H200 is designed for very large models (70B+ parameters) with very long contexts (128k+ tokens), where its 141 GB of memory (nearly double the H100’s 80 GB) is what lets the chip handle the load without slowing down. For smaller models, fine-tuned derivatives, quantized inference, and most production AI that actually ships to customers, an H100 does the same job at roughly 40% less per GPU-hour, according to Cast AI. An A100 often works, too, at roughly 60% less. The era of a single general-purpose GPU as the default answer is ending. Chip selection is becoming a routing decision, workload by workload, rather than a generational procurement decision.

Gil’s own observation sharpens this. At 80% utilization, a B200 genuinely delivers better unit cost per token than an A100: more powerful per hour than it is more expensive per hour. At 5% utilization, the math inverts. The premium chip compounds the waste. Buying the newest chip while underusing it is the most expensive possible version of the FOMO loop.

The first lever is free, and it is a workload audit rather than a software purchase. No GPU needs to be released to run this lever. Every GPU-backed workload in production is worth reviewing against one question: is the chip it runs on actually matched to what it does. A surprising number of H200 purchases in 2026 will turn out to have been made because the allocation came through, not because the workload required it. Then fix runtime architecture before spending on more reserved capacity. Mix commodity and reserved tiers against the split instead of picking one.

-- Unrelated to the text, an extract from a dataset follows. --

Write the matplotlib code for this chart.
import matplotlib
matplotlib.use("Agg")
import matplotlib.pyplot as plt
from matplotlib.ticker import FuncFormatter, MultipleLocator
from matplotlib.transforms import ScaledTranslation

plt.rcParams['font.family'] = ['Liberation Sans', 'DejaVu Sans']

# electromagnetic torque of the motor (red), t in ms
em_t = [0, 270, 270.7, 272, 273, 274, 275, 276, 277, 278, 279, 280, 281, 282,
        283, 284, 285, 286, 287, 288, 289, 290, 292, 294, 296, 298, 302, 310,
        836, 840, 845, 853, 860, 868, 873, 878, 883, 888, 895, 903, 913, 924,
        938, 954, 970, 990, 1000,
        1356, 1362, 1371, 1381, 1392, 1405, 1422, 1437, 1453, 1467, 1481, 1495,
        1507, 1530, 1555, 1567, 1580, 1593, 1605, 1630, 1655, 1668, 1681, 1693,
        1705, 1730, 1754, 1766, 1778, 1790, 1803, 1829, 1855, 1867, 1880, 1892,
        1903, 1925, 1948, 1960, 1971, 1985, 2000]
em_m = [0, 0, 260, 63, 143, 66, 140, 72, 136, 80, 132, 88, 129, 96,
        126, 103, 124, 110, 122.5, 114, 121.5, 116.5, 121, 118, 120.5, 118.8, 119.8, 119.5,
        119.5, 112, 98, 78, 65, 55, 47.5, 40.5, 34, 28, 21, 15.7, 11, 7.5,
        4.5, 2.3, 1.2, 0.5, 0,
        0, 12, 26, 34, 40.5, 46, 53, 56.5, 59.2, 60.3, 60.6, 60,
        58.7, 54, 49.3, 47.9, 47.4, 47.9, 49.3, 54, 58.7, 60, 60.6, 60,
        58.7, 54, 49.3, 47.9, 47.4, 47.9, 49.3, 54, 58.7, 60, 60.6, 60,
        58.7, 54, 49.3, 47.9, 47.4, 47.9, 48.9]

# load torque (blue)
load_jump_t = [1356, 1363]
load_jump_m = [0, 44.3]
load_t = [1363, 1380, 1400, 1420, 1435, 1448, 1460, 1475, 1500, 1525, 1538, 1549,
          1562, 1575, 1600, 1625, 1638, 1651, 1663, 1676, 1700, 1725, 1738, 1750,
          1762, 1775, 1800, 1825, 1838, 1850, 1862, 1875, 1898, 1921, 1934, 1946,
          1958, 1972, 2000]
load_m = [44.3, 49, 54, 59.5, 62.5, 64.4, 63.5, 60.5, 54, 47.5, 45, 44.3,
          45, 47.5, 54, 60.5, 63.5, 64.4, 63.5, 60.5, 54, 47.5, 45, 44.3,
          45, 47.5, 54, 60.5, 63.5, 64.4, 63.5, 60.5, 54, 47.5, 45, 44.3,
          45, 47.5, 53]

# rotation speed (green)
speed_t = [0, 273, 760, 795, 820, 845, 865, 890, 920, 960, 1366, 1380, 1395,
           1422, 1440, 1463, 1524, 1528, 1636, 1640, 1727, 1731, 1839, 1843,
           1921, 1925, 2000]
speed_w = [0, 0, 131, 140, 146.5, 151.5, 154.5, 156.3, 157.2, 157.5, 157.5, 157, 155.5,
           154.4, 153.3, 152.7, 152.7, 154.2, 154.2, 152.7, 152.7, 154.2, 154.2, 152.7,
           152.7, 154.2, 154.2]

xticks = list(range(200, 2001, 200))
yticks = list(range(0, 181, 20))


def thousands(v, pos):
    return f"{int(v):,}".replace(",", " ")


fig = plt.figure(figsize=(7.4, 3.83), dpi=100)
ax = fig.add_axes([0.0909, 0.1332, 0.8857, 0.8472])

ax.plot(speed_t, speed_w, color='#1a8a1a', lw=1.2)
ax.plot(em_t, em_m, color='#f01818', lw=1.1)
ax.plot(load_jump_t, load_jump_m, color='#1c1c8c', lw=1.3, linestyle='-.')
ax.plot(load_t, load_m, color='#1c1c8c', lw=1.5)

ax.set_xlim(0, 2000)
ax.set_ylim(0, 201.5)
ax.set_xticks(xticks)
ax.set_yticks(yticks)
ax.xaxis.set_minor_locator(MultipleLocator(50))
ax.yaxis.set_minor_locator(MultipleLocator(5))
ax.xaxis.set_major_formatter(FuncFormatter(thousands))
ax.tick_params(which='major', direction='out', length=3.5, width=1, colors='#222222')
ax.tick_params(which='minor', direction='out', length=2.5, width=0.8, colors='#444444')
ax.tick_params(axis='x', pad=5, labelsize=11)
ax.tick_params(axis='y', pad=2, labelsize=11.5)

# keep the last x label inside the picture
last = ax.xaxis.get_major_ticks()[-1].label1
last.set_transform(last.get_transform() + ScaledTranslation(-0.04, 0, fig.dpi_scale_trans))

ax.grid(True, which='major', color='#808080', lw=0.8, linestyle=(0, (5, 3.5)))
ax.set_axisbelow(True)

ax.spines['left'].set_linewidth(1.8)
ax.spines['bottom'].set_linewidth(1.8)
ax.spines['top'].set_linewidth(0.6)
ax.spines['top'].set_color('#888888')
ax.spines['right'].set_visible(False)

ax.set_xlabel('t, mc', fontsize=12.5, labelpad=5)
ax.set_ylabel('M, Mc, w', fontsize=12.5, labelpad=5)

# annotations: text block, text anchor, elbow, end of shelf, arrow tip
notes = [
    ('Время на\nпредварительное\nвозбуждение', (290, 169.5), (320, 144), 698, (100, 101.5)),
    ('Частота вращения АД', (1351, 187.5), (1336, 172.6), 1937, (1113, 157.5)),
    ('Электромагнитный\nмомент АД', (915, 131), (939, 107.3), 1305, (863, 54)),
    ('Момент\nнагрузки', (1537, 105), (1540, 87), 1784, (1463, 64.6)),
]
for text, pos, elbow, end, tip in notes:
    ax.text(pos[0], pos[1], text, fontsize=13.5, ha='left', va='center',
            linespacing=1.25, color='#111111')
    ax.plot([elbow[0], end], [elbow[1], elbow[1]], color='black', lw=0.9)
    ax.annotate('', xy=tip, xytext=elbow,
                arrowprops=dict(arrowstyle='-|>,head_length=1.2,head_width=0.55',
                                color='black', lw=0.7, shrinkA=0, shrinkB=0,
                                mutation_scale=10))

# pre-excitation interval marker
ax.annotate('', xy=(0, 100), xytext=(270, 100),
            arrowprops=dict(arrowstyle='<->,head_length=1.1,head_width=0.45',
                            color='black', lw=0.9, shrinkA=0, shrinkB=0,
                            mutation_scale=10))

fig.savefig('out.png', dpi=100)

Whether the broader GPU market eventually rebalances is a separate question, and not one worth betting a 2026 budget on. Supply could catch up. Memory capacity could ease. Specialized inference silicon could pull demand off the H200 tier. All of that is possible. None of it is certain. What is certain is that procurement and runtime are the same problem seen from two sides: FOMO drives over-commitment at the front end, and container architecture leaves the over-committed fleet idle at the back. Enterprises that treat them as one loop can break it. Enterprises that keep treating them as two separate budget items will keep paying to run their most expensive infrastructure at 5%.